In a very real sense, our searching and fearless moral inventory is a human sacrifice.  Exposing and giving up our deepest attachments is a real death for the ego, but this very sacrifice paradoxically becomes the basis for a deeper relationship with God, ourselves, and other human beings (see Psalm 118:22).  Along with Abraham, we discover that self-exposure and sacrifice to not lead to the loss of what we really need for our lives (“Do not lay a hand on the boy”), but that shared brokenness becomes the basis of an irrevocable relationship with our true selves, with God, and with other persons in recovery. 

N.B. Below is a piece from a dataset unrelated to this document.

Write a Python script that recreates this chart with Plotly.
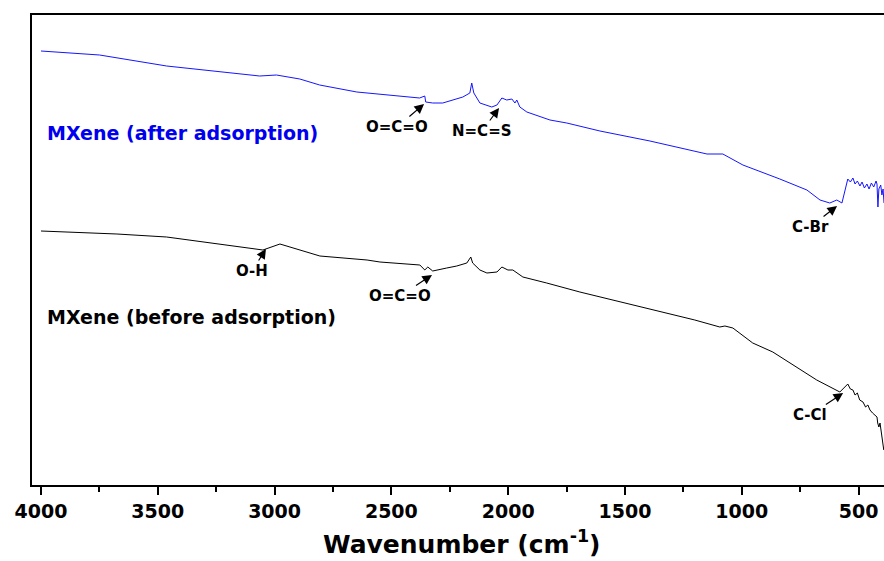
import plotly.graph_objects as go

# ---- data (wavenumber in cm^-1, intensity in arbitrary units) ----
after_wn = [4000, 3749, 3462, 3064, 2992, 2892, 2807, 2648, 2379, 2357, 2353, 2323, 2280,
            2194, 2164, 2156, 2147, 2121, 2070, 2048, 2027, 2006, 1984, 1971, 1963, 1950,
            1920, 1821, 1749, 1607, 1393, 1320, 1149, 1081, 995, 837, 721, 665, 623, 593,
            571, 546, 535, 524, 515, 505, 494, 485, 475, 464, 455, 445, 435, 425, 421, 417,
            413, 405, 400, 395, 391]
after_au = [434, 430, 419, 409, 410, 406, 400, 393, 387, 389, 383, 382, 382,
            388, 392, 402, 392, 382, 378, 380, 387, 385, 386, 382, 385, 378,
            373, 365, 362, 354, 344, 340, 331, 331, 320, 306, 295, 285, 282, 285,
            282, 306, 303, 307, 301, 304, 299, 303, 297, 301, 296, 302, 298, 304, 301, 278,
            296, 300, 290, 296, 282]

before_wn = [4000, 3675, 3462, 3050, 2977, 2806, 2604, 2549, 2378, 2357, 2344, 2323, 2263,
             2220, 2177, 2160, 2152, 2121, 2091, 2048, 2027, 2001, 1980, 1963, 1937, 1835,
             1693, 1201, 1094, 1072, 1038, 953, 867, 679, 580, 546, 535, 524, 515, 505, 495,
             481, 470, 460, 451, 440, 430, 421, 418, 413, 408, 400, 396, 392]
before_au = [254, 251, 248, 235, 241, 229, 225, 223, 220, 215, 218, 214, 217,
             219, 222, 228, 222, 215, 212, 213, 218, 215, 215, 212, 208, 202,
             193, 165, 158, 159, 157, 142, 133, 105, 93, 101, 96, 95, 90, 92, 85,
             83, 78, 80, 75, 72, 70, 68, 62, 58, 62, 48, 40, 35]

x_ticks = [4000, 3500, 3000, 2500, 2000, 1500, 1000, 500]
x_ticktext = ["4000", "3500", "3000", "2500", "2000", "1500", "1000", "500"]

series_labels = ["MXene (after adsorption)", "MXene (before adsorption)"]
# peak labels: text, arrow head (wn, au) and label offset from the head
peak_text = ["O=C=O", "N=C=S", "C-Br", "O-H", "O=C=O", "C-Cl"]
peak_head_wn = [2360, 2039, 592, 3037, 2326, 566]
peak_head_au = [381, 377, 279, 236, 210, 92]
peak_dx = [-27, -17, -27, -14, -32, -33]
peak_dy = [23, 23, 21, 22, 21, 22]

FONT = "DejaVu Sans"

fig = go.Figure()
fig.add_trace(go.Scatter(x=after_wn, y=after_au, mode="lines",
                         line=dict(color="#1515ff", width=1), showlegend=False))
fig.add_trace(go.Scatter(x=before_wn, y=before_au, mode="lines",
                         line=dict(color="black", width=1), showlegend=False))

annotations = [
    dict(x=3984, y=352, xref="x", yref="y", text=series_labels[0], showarrow=False,
         xanchor="left", yanchor="middle",
         font=dict(family=FONT, size=19, color="#0000ee", weight="bold")),
    dict(x=3984, y=168, xref="x", yref="y", text=series_labels[1], showarrow=False,
         xanchor="left", yanchor="middle",
         font=dict(family=FONT, size=19, color="black", weight="bold")),
    dict(x=0.5047, y=-0.1617, xref="paper", yref="paper",
         text="Wavenumber (cm<sup>-1</sup>)", showarrow=False,
         xanchor="center", yanchor="bottom",
         font=dict(family=FONT, size=25, color="black", weight="bold")),
]
for t, hx, hy, dx, dy in zip(peak_text, peak_head_wn, peak_head_au, peak_dx, peak_dy):
    annotations.append(dict(x=hx, y=hy, xref="x", yref="y", text=t, showarrow=True,
                            ax=dx, ay=dy, arrowhead=2, arrowsize=1.6, arrowwidth=1.2,
                            arrowcolor="black", standoff=0, startstandoff=0,
                            font=dict(family=FONT, size=15, color="black", weight="bold")))

fig.update_layout(
    width=884, height=561,
    margin=dict(l=32, r=0, t=15, b=76),
    paper_bgcolor="white", plot_bgcolor="white",
    annotations=annotations,
    xaxis=dict(range=[4038.5, 391], autorange=False,
               tickvals=x_ticks, ticktext=x_ticktext,
               ticks="outside", ticklen=8, tickwidth=2, tickcolor="black",
               minor=dict(dtick=250, tick0=0, ticks="outside", ticklen=5,
                          tickwidth=2, tickcolor="black"),
               showline=True, linewidth=2, linecolor="black", mirror=True,
               showgrid=False, zeroline=False,
               tickfont=dict(family=FONT, size=19, color="black", weight="bold")),
    yaxis=dict(range=[0, 470], autorange=False, showticklabels=False, ticks="",
               showline=True, linewidth=2, linecolor="black", mirror=False,
               showgrid=False, zeroline=False),
)

fig.write_html("out.html")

In Steps 4-6, we discover the secret of true community.  Instead of relating to others on the basis of our successes, we share our brokenness under the protection of a Higher Power, and we discover that we are accepted and are able to accept others at a much deeper level.  To continue recovery after Steps 1-3, God knows we need inner detachment through sacrifice, which opens up in us a capacity for relationship which we could not have imagined before recovery.  This new basis for relationship can produce a community as numerous as “the stars of the heavens,” because it can include anyone willing to enter into recovery.  Understanding a bit more of God’s transformational ways, we become conscious collaborators with God, becoming entirely ready to have God remove all our defects of character.  All this is preparation for the next chapter in our story of recovery: Jacob. 

Steps 4-6:  The Sacrifice of Isaac

  1. What do I believe is my most important gift from God?
  2. How has attachment to my most important gift gotten in the way of my recovery?
  3. How do I detach from my most important personal gift, so that God can bless it and use it?